Section 7.2   - Additional Vesting of Matching Share Accounts

        Except as provided in Section 8.3, a Participant shall become Vested in
all of the Share Units credited to his Matching Share Account upon the earliest
to occur of his Separation from the Service by reason of:

               (a) his retirement after attaining age 65,

               (b) his death,

               (c) his Disability, or

               (d) his discharge other than for Cause.

                                  ARTICLE VIII.
                    DISTRIBUTION OF BENEFITS TO PARTICIPANTS

Section 8.1   - Distribution Prior to Separation from the Service

               A Participant who has elected to receive the distribution of the
Share Units credited for a Plan Year as of the Distribution Date for such Plan
Year, and who has not had a Separation from the Service before such Distribution
Date, shall receive a distribution of the Vested Share Units credited to his
Accounts for such Plan Year (and any Share Units credited with respect thereto
under Section 6.2), less any amounts required to be withheld by law, in one lump
sum, not later than 30 days after the end of the calendar month in which such
Distribution Date occurs. Such distribution shall be made by the Company in the
form of whole shares of Common Stock (and cash in an amount equal to the value
of any fractional Share Unit, determined based on the Fair Market Value as of
the Distribution Date). Such Participant's Accounts shall be debited the number
of Share Units distributed.



                                       8
<PAGE>   13

Section 8.2   - Distribution on Separation from the Service

               A Participant who has a Separation from the Service (other than
by reason of his death) shall receive a distribution of the Vested Share Units
credited to his Accounts, less any amounts required to be withheld by law, in
one lump sum, not later than 30 days after the end of the calendar month in
which his Separation from the Service occurs. Such distribution shall be made by
the Company in the form of whole shares of Common Stock (and cash in an amount
equal to the value of any fractional Share Unit, determined based on the Fair
Market Value as of the distribution date).
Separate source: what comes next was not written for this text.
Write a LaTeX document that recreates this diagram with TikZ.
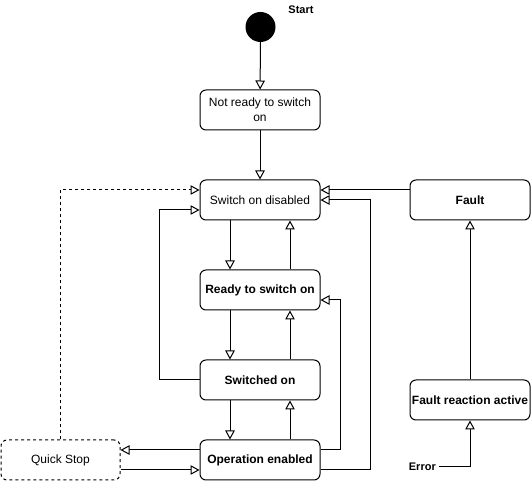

Such Participant's Accounts shall be
debited the number of Share Units distributed.

Section 8.3   - Effect of Delay or Failure to Ascertain Amount Distributable or
                to Locate Distributee

               (a) If the person to whom an amount distributable or payable
under Article VIII or IX has not been ascertained or located within the stated
time limits and reasonable efforts to do so have been made, then distribution or
payment shall be made not later than 30 days after such amount is determined or
such person is ascertained or located, or as prescribed in subsection (b).

               (b) If, within one year after a Participant has a Separation from
the Service, the Administrator, in the exercise of due diligence, has failed to
locate him (or if such Separation from the Service is by reason of his death,
has failed to locate the person entitled to the amount in his Accounts under
Article IX), the Share Units credited to his Accounts in the Plan shall be
forfeited (and debited from his Accounts); provided, however, that if the
Participant (or in the case of his death, the person entitled thereto under
Article IX) makes proper claim therefor under Section 10.11, the amount so
forfeited (without interest, dividends or distributions thereon) shall be paid
to such Participant or such person, in one lump sum, not later than 30 days
after such claim is made.

Section 8.4   - Forfeitures

        If a Participant has a Separation from the Service, the portion of his
Matching Share Account which is not Vested as of the date of his Separation from
the Service shall be immediately forfeited (and debited from his Accounts) and
the Company shall cease to be obligated under Articles VIII and IX with respect
to the portion of such Matching Share Account that is forfeited.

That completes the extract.